While Iraq is a very different situation from the one that confronted the U.S. military in Vietnam — the enemy has no regional or international backers to support and sustain its insurgency; the terrain and technological capability of the U.S. precludes any concentration of forces; as long as the rebellion remains confined to Sunnis its maximum political support base is no bigger than 15 percent of the population — it's the idea of U.S. troops confronting an enemy indistinguishable from an often hostile civilian population that gets alarm bells ringing. A report in London's Evening Standard last week contained disturbing accounts, from interviews with U.S. troops, of incidents in which civilians have been killed. The hostility of the civilian population in towns such as Fallujah is plainly sapping the morale of U.S. troops who had expected to be home in time for July 4 cookouts. Some are speaking out more and more bluntly to reporters in anger at the changing nature of their mission: Rifleman Matthew O'Dell told the New York Times, "You call Donald Rumsfeld and tell him . . . (we) are ready to go home. Tell him to come spend a night in our building." The idea of in-country R&R facilities certainly has an echo of Vietnam; so does the recent USO show in Baghdad featuring Kid Rock and a Playboy bunny (the rapper extolled the virtues of presidential marijuana).

But the most worrisome comparison for the Bush administration may be in the duration. Vietnam, after all, saw U.S. troops tied down on a distant battlefield for ten years. Although he did his best before the war to downplay suggestions by uniformed officers that an Iraq occupation mission would be long and costly, Deputy Defense Secretary Paul Wolfowitz now appears ready to acknowledge that U.S. troops could be there for the next ten years, and will probably require the construction of permanent bases — and also that together with the Afghanistan mission, the Iraq security mission will likely cost around $54 billion a year.

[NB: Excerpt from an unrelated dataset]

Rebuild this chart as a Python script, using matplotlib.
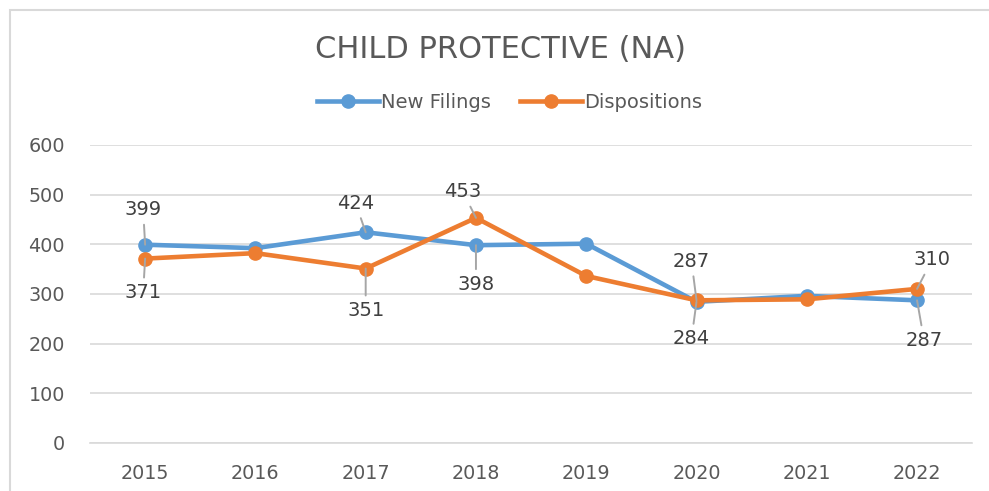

Early indications are that much of that burden will be born by the U.S. taxpayer. For example, although a dozen countries are expected to contribute small numbers of troops to a 20,000-strong peacekeeping force led by Poland, most are expecting the U.S. to pay their way. Occupation is certainly a costly business: Just this week, a further $300 million was added to the annual budget with the announcement that U.S. authorities would resume paying salaries to Saddam's now disbanded professional army. But that may be a sound investment, since if a quarter of a million trained soldiers have no stake in the post-Saddam order, there are plenty of renegade Baathists with wads of cash to buy their services in support of an armed rebellion.

The Vietnam comparisons may exist mostly in our heads — both the soldiers obsessed with imagery from "Full Metal Jacket" and "Apocalypse Now," and a media corps looking for simple analogies to describe complex problems. But what they do reveal is a growing anxiety over the long-term nature of the Iraq occupation. Nor is there much comfort in the observation by those coalition-of-the-willing Spanish, who are finally sending 1,100 troops to join the fray in Iraq, that the situation there is not at all like Vietnam. No, says the daily El-Mundo, it's more like the Palestinian intifada.